- Genre: Drama
- Based on: Intensive Care by Mary-Lou Weisman
- Written by: John McGreevey
- Directed by: Rick Wallace
- Starring: Liza Minnelli Jeffrey DeMunn Swoosie Kurtz Corey Haim
- Music by: Georges Delerue
- Country of origin: United States
- Original language: English

Production
- Executive producer: Judith A. Polone
- Producer: Blue André
- Production location: Montréal
- Cinematography: Fred Murphy
- Editor: William Anderson
- Running time: 95 minutes
- Production companies: ITC Entertainment Blue André Productions

Original release
- Network: NBC
- Release: October 28, 1985

= A Time to Live =

American 1985 made-for-TV drama film

A Time to Live is a 1985 American made-for-television drama film directed by Rick Wallace and starring Liza Minnelli (in her television film debut), Jeffrey DeMunn, Swoosie Kurtz, Scott Schwartz and Corey Haim. It was broadcast on NBC on October 28, 1985.

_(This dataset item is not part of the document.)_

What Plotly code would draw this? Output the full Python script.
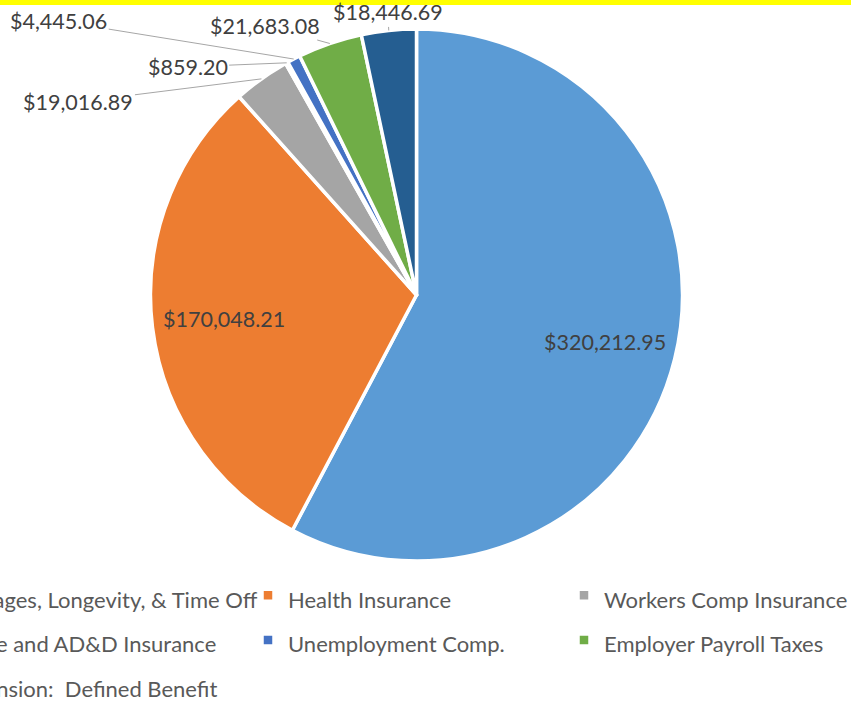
import numpy as np
import plotly.graph_objects as go

# ---- data ----
labels = ["Wages, Longevity, & Time Off", "Health Insurance", "Workers Comp Insurance",
          "Life and AD&D Insurance", "Unemployment Comp.", "Employer Payroll Taxes",
          "Pension:\u00a0 Defined Benefit"]
values = [320212.95, 170048.21, 19016.89, 859.20, 4445.06, 21683.08, 18446.69]
colors = ["#5B9BD5", "#ED7D31", "#A5A5A5", "#FFC000", "#4472C4", "#70AD47", "#255E91"]

# ---- layout geometry (px) ----
W, H = 950, 704
BOTTOM = 136              # plot area ends above the legend
HP = H - BOTTOM           # paper height in px
cx, cy, R = 416.5, 295.0, 266.0
FONT = "Lato"

legend_labels = [f"<span style='font-size:22px'>{t}</span>" for t in labels]

fig = go.Figure(go.Pie(
    labels=legend_labels,
    values=values,
    sort=False,
    direction="clockwise",
    rotation=0,
    marker=dict(colors=colors, line=dict(color="white", width=3.5)),
    textposition="none",
    hovertemplate="%{label}: $%{value:,.2f}<extra></extra>",
    domain=dict(x=[(cx - R) / W, (cx + R) / W], y=[1 - (cy + R) / HP, 1 - (cy - R) / HP]),
))

# ---- data labels, positioned from slice angles ----
vals = np.array(values)
total = vals.sum()
mid = (np.cumsum(vals) - vals / 2) / total * 2 * np.pi  # clockwise from 12 o'clock

inside = {0: 0.73, 1: 0.73}
# pixel offsets of label text from the slice edge (leader lines)
offsets = {2: (-183, 23), 3: (-99, 4), 4: (-235, -38), 5: (-65, -18), 6: (-1, -18)}

LBL_FONT = dict(family=FONT, size=21.5, color="#404040")
annotations = []
for i, v in enumerate(values):
    txt = f"${v:,.2f}"
    if i in inside:
        r = inside[i] * R
        px, py = cx + r * np.sin(mid[i]), cy - r * np.cos(mid[i])
        annotations.append(dict(x=px / W, y=1 - py / HP, xref="paper", yref="paper",
                                xanchor="center", yanchor="middle",
                                text=txt, showarrow=False, font=LBL_FONT))
    else:
        px, py = cx + R * np.sin(mid[i]), cy - R * np.cos(mid[i])
        ax, ay = offsets[i]
        annotations.append(dict(x=px / W, y=1 - py / HP, xref="paper", yref="paper",
                                text=txt, showarrow=True, arrowhead=0, arrowwidth=1,
                                arrowcolor="#A6A6A6", ax=ax, ay=ay, font=LBL_FONT))

fig.update_layout(
    width=W, height=H,
    margin=dict(l=0, r=0, t=0, b=BOTTOM, pad=0, autoexpand=False),
    paper_bgcolor="white",
    plot_bgcolor="white",
    font=dict(family=FONT, color="#595959"),
    showlegend=True,
    legend=dict(orientation="h", x=-68 / W, xanchor="left", y=0, yanchor="top",
                font=dict(family=FONT, size=32, color="#595959"),
                entrywidth=271, entrywidthmode="pixels",
                traceorder="normal", bgcolor="rgba(0,0,0,0)", borderwidth=0),
    annotations=annotations,
    shapes=[dict(type="rect", xref="paper", yref="paper", x0=0, x1=1,
                 y0=1 - 5 / HP, y1=1, fillcolor="#FFFF00", line=dict(width=0), layer="above")],
)

fig.write_html("out.html",
               post_script="document.body.style.margin='0';document.body.style.overflow='hidden';")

The film is based on the 1982 book Intensive Care written by Mary-Lou Weisman which tells the true story of the Weismans' experience and struggle to raise their son Peter, who had muscular dystrophy. For her performance, Minnelli won a Golden Globe Award for Best Performance by an Actress in a Miniseries or Motion Picture Made for Television.

==Synopsis==
Mary-Lou and Larry Weisman first learned that their younger son, Peter, had muscular dystrophy when he was two-and-a-half years old. The doctor told them that the child's muscles would slowly atrophy, and he would eventually die of pneumonia. Mary-Lou and Larry fought to make the next thirteen years that Peter lived intensely loving and fulfilling. And, in the process, they learned a lot about themselves, their marriage, their sons and the importance of the quality of life over the quantity of life.

==Cast==

- Liza Minnelli as Mary-Lou Weisman
- Jeffrey DeMunn as Larry Weisman
- Swoosie Kurtz as Patricia
- Scott Schwartz as Adam Weisman
- Corey Haim as Peter Weisman
- Henry G. Sanders as Fred

==Production==
A Time to Live was filmed from August 12 to September 1985 on location in Montreal, Quebec, Canada.

==Awards and nominations==

| Year | Award | Category | Name | Result |
|---|---|---|---|---|
| 1986 | Golden Globe Award | Best Performance by an Actress in a Miniseries or Motion Picture Made for Television | Liza Minnelli | Won |
| 1986 | Young Artist Award | Exceptional Performance by a Young Actor Starring in a TV Special or Movie of the Week | Corey Haim | Won |
| 1986 | Young Artist Award | Exceptional Performance by a Young Actor in a Supporting Role: TV Series, TV Special or Movie of the Week | Scott Schwartz | Nominated |
| 1986 | Young Artist Award | Exceptional Family TV Special or Movie of the Week | A Time to Live | Nominated |

==Home media==
In 1986, A Time to Live was released on VHS by Vista Home Video.